Problem description »
Can you transcribe the data exactly? Leave the pictures out.

___ Supplied data

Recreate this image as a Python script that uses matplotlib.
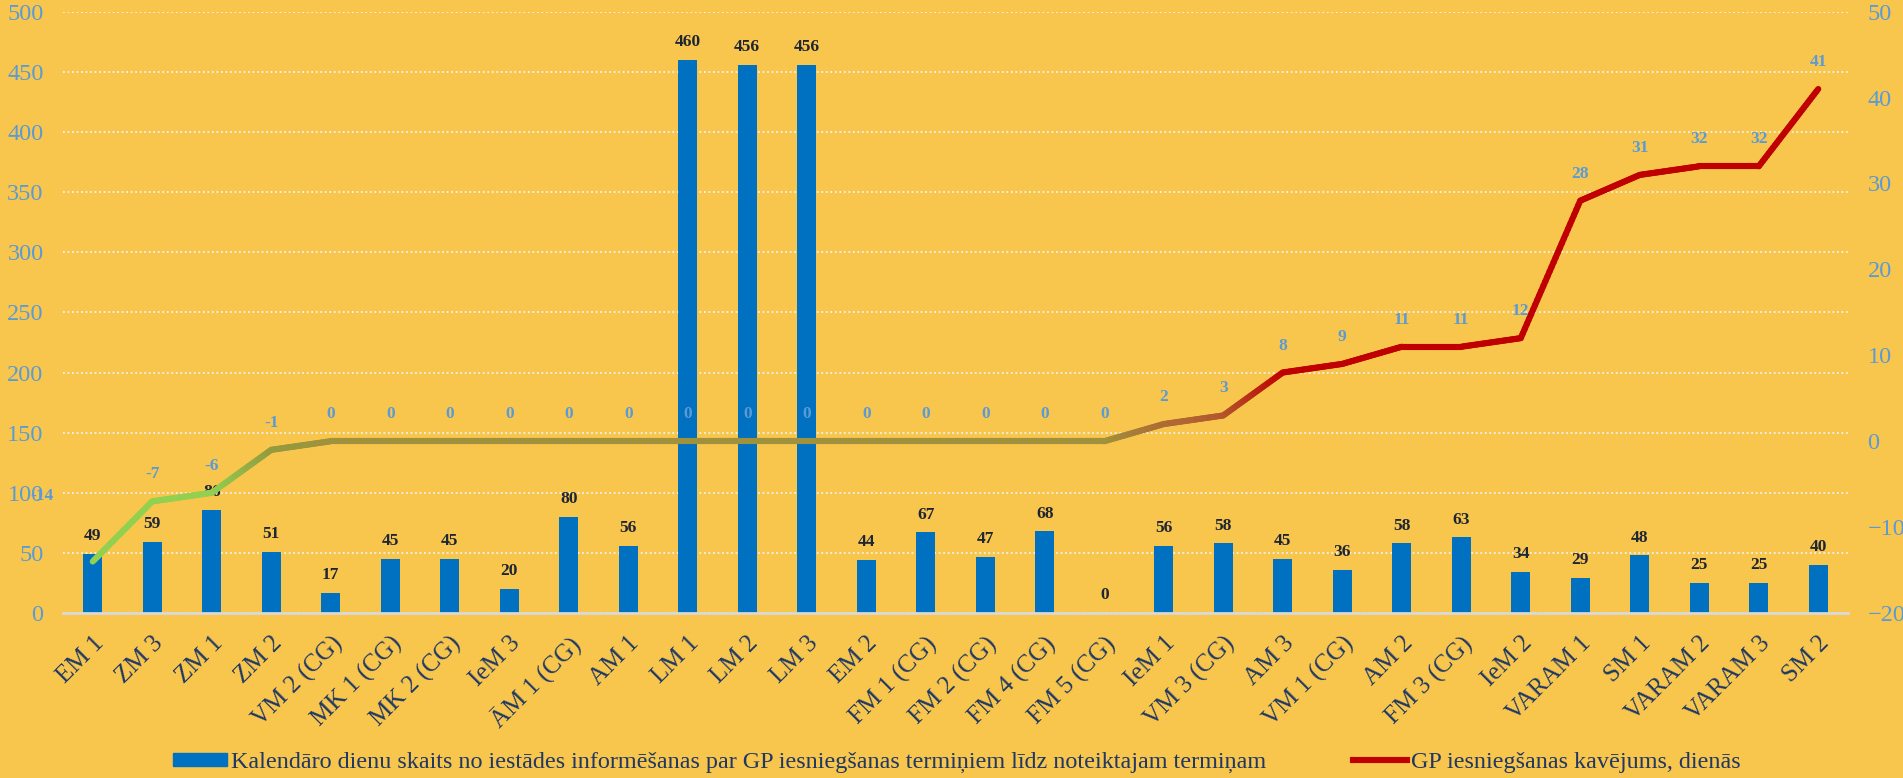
import matplotlib
matplotlib.use('Agg')
import matplotlib.pyplot as plt
import numpy as np
from matplotlib.collections import LineCollection
from matplotlib.colors import LinearSegmentedColormap, Normalize
from matplotlib.patches import Patch
from matplotlib.lines import Line2D

# dati
categories = ['EM 1', 'ZM 3', 'ZM 1', 'ZM 2', 'VM 2 (CG)', 'MK 1 (CG)', 'MK 2 (CG)', 'IeM 3',
              'ĀM 1 (CG)', 'AM 1', 'LM 1', 'LM 2', 'LM 3', 'EM 2', 'FM 1 (CG)', 'FM 2 (CG)',
              'FM 4 (CG)', 'FM 5 (CG)', 'IeM 1', 'VM 3 (CG)', 'AM 3', 'VM 1 (CG)', 'AM 2',
              'FM 3 (CG)', 'IeM 2', 'VARAM 1', 'SM 1', 'VARAM 2', 'VARAM 3', 'SM 2']
days = [49, 59, 86, 51, 17, 45, 45, 20, 80, 56, 460, 456, 456, 44, 67, 47, 68, 0,
        56, 58, 45, 36, 58, 63, 34, 29, 48, 25, 25, 40]
delay = [-14, -7, -6, -1, 0, 0, 0, 0, 0, 0, 0, 0, 0, 0, 0, 0, 0, 0,
         2, 3, 8, 9, 11, 11, 12, 28, 31, 32, 32, 41]

bar_label_name = 'Kalendāro dienu skaits no iestādes informēšanas par GP iesniegšanas termiņiem līdz noteiktajam termiņam'
line_label_name = 'GP iesniegšanas kavējums, dienās'

bg = '#F8C54D'
bar_color = '#0070C0'
axis_blue = '#5B9BD5'
dark_blue = '#1F3864'

plt.rcParams['font.family'] = ['Liberation Serif', 'DejaVu Serif']

fig = plt.figure(figsize=(19.03, 7.78), dpi=100)
fig.patch.set_facecolor(bg)
ax = fig.add_axes([0.0331, 0.212, 0.938, 0.773])
ax.set_facecolor(bg)

x = np.arange(len(categories))
bars = ax.bar(x, days, width=0.32, color=bar_color, zorder=2)
ax.bar_label(bars, padding=7, fontsize=12.5, fontweight='bold', color='#1F2633')

ax.set_xlim(-0.5, len(categories) - 0.5)
ax.set_ylim(0, 500)
ax.set_yticks(range(0, 501, 50))
ax.grid(axis='y', color='#F2F2F2', linestyle=(0, (1, 1.5)), linewidth=1.3, zorder=0)
ax.set_axisbelow(True)
for s in ['top', 'right', 'left']:
    ax.spines[s].set_visible(False)
ax.spines['bottom'].set_color('#D9D9D9')
ax.spines['bottom'].set_linewidth(2)
ax.tick_params(axis='both', length=0)
ax.tick_params(axis='y', labelsize=17.5, labelcolor=axis_blue, pad=14)
ax.set_xticks(x)
ax.set_xticklabels(categories, rotation=45, ha='right', va='top', rotation_mode='anchor',
                   fontsize=18, color=dark_blue)
ax.tick_params(axis='x', pad=14)

# otrā ass - kavējums
ax2 = ax.twinx()
ax2.set_ylim(-20, 50)
ax2.set_yticks(range(-20, 51, 10))
for s in ax2.spines.values():
    s.set_visible(False)
ax2.tick_params(axis='y', length=0, labelsize=17.5, labelcolor=axis_blue, pad=14)

# krāsu pāreja pēc vērtības
stops = [(-14, '#92D050'), (-6, '#92D050'), (-1, '#949A3E'), (0, '#A0913C'),
         (2, '#AE6B35'), (3, '#B2582D'), (8, '#C00000'), (41, '#C00000')]
lo, hi = stops[0][0], stops[-1][0]
cmap = LinearSegmentedColormap.from_list(
    'grad', [((v - lo) / (hi - lo), c) for v, c in stops])
norm = Normalize(lo, hi)

segs, cols = [], []
for i in range(len(x) - 1):
    t = np.linspace(0, 1, 30)
    xs = x[i] + (x[i + 1] - x[i]) * t
    ys = delay[i] + (delay[i + 1] - delay[i]) * t
    pts = np.column_stack([xs, ys])
    for j in range(len(t) - 1):
        segs.append(pts[j:j + 2])
        cols.append(cmap(norm((ys[j] + ys[j + 1]) / 2)))
lc = LineCollection(segs, colors=cols, linewidths=4.4, capstyle='round', joinstyle='round', zorder=3)
ax2.add_collection(lc)

for i, v in enumerate(delay):
    off = (-51, 66) if i == 0 else (0, 27)
    ax2.annotate(str(v), (x[i], v), xytext=off, textcoords='offset pixels',
                 ha='center', va='center', fontsize=12.5, fontweight='bold', color=axis_blue, zorder=4)

handles = [Patch(color=bar_color), Line2D([], [], color='#C00000', lw=4.4)]
fig.legend(handles, [bar_label_name, line_label_name], loc='lower center',
           bbox_to_anchor=(0.503, -0.022), ncol=2, frameon=False, fontsize=17.4,
           handlelength=2.2, handleheight=0.5, handletextpad=0.2, columnspacing=3.6,
           labelcolor=dark_blue)

fig.savefig('out.png', dpi=100, facecolor=bg)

______

Result below »
Recreate this image as a Python script that uses matplotlib.
import matplotlib
matplotlib.use('Agg')
import matplotlib.pyplot as plt
import numpy as np
from matplotlib.collections import LineCollection
from matplotlib.colors import LinearSegmentedColormap, Normalize
from matplotlib.patches import Patch
from matplotlib.lines import Line2D

# dati
categories = ['EM 1', 'ZM 3', 'ZM 1', 'ZM 2', 'VM 2 (CG)', 'MK 1 (CG)', 'MK 2 (CG)', 'IeM 3',
              'ĀM 1 (CG)', 'AM 1', 'LM 1', 'LM 2', 'LM 3', 'EM 2', 'FM 1 (CG)', 'FM 2 (CG)',
              'FM 4 (CG)', 'FM 5 (CG)', 'IeM 1', 'VM 3 (CG)', 'AM 3', 'VM 1 (CG)', 'AM 2',
              'FM 3 (CG)', 'IeM 2', 'VARAM 1', 'SM 1', 'VARAM 2', 'VARAM 3', 'SM 2']
days = [49, 59, 86, 51, 17, 45, 45, 20, 80, 56, 460, 456, 456, 44, 67, 47, 68, 0,
        56, 58, 45, 36, 58, 63, 34, 29, 48, 25, 25, 40]
delay = [-14, -7, -6, -1, 0, 0, 0, 0, 0, 0, 0, 0, 0, 0, 0, 0, 0, 0,
         2, 3, 8, 9, 11, 11, 12, 28, 31, 32, 32, 41]

bar_label_name = 'Kalendāro dienu skaits no iestādes informēšanas par GP iesniegšanas termiņiem līdz noteiktajam termiņam'
line_label_name = 'GP iesniegšanas kavējums, dienās'

bg = '#F8C54D'
bar_color = '#0070C0'
axis_blue = '#5B9BD5'
dark_blue = '#1F3864'

plt.rcParams['font.family'] = ['Liberation Serif', 'DejaVu Serif']

fig = plt.figure(figsize=(19.03, 7.78), dpi=100)
fig.patch.set_facecolor(bg)
ax = fig.add_axes([0.0331, 0.212, 0.938, 0.773])
ax.set_facecolor(bg)

x = np.arange(len(categories))
bars = ax.bar(x, days, width=0.32, color=bar_color, zorder=2)
ax.bar_label(bars, padding=7, fontsize=12.5, fontweight='bold', color='#1F2633')

ax.set_xlim(-0.5, len(categories) - 0.5)
ax.set_ylim(0, 500)
ax.set_yticks(range(0, 501, 50))
ax.grid(axis='y', color='#F2F2F2', linestyle=(0, (1, 1.5)), linewidth=1.3, zorder=0)
ax.set_axisbelow(True)
for s in ['top', 'right', 'left']:
    ax.spines[s].set_visible(False)
ax.spines['bottom'].set_color('#D9D9D9')
ax.spines['bottom'].set_linewidth(2)
ax.tick_params(axis='both', length=0)
ax.tick_params(axis='y', labelsize=17.5, labelcolor=axis_blue, pad=14)
ax.set_xticks(x)
ax.set_xticklabels(categories, rotation=45, ha='right', va='top', rotation_mode='anchor',
                   fontsize=18, color=dark_blue)
ax.tick_params(axis='x', pad=14)

# otrā ass - kavējums
ax2 = ax.twinx()
ax2.set_ylim(-20, 50)
ax2.set_yticks(range(-20, 51, 10))
for s in ax2.spines.values():
    s.set_visible(False)
ax2.tick_params(axis='y', length=0, labelsize=17.5, labelcolor=axis_blue, pad=14)

# krāsu pāreja pēc vērtības
stops = [(-14, '#92D050'), (-6, '#92D050'), (-1, '#949A3E'), (0, '#A0913C'),
         (2, '#AE6B35'), (3, '#B2582D'), (8, '#C00000'), (41, '#C00000')]
lo, hi = stops[0][0], stops[-1][0]
cmap = LinearSegmentedColormap.from_list(
    'grad', [((v - lo) / (hi - lo), c) for v, c in stops])
norm = Normalize(lo, hi)

segs, cols = [], []
for i in range(len(x) - 1):
    t = np.linspace(0, 1, 30)
    xs = x[i] + (x[i + 1] - x[i]) * t
    ys = delay[i] + (delay[i + 1] - delay[i]) * t
    pts = np.column_stack([xs, ys])
    for j in range(len(t) - 1):
        segs.append(pts[j:j + 2])
        cols.append(cmap(norm((ys[j] + ys[j + 1]) / 2)))
lc = LineCollection(segs, colors=cols, linewidths=4.4, capstyle='round', joinstyle='round', zorder=3)
ax2.add_collection(lc)

for i, v in enumerate(delay):
    off = (-51, 66) if i == 0 else (0, 27)
    ax2.annotate(str(v), (x[i], v), xytext=off, textcoords='offset pixels',
                 ha='center', va='center', fontsize=12.5, fontweight='bold', color=axis_blue, zorder=4)

handles = [Patch(color=bar_color), Line2D([], [], color='#C00000', lw=4.4)]
fig.legend(handles, [bar_label_name, line_label_name], loc='lower center',
           bbox_to_anchor=(0.503, -0.022), ncol=2, frameon=False, fontsize=17.4,
           handlelength=2.2, handleheight=0.5, handletextpad=0.2, columnspacing=3.6,
           labelcolor=dark_blue)

fig.savefig('out.png', dpi=100, facecolor=bg)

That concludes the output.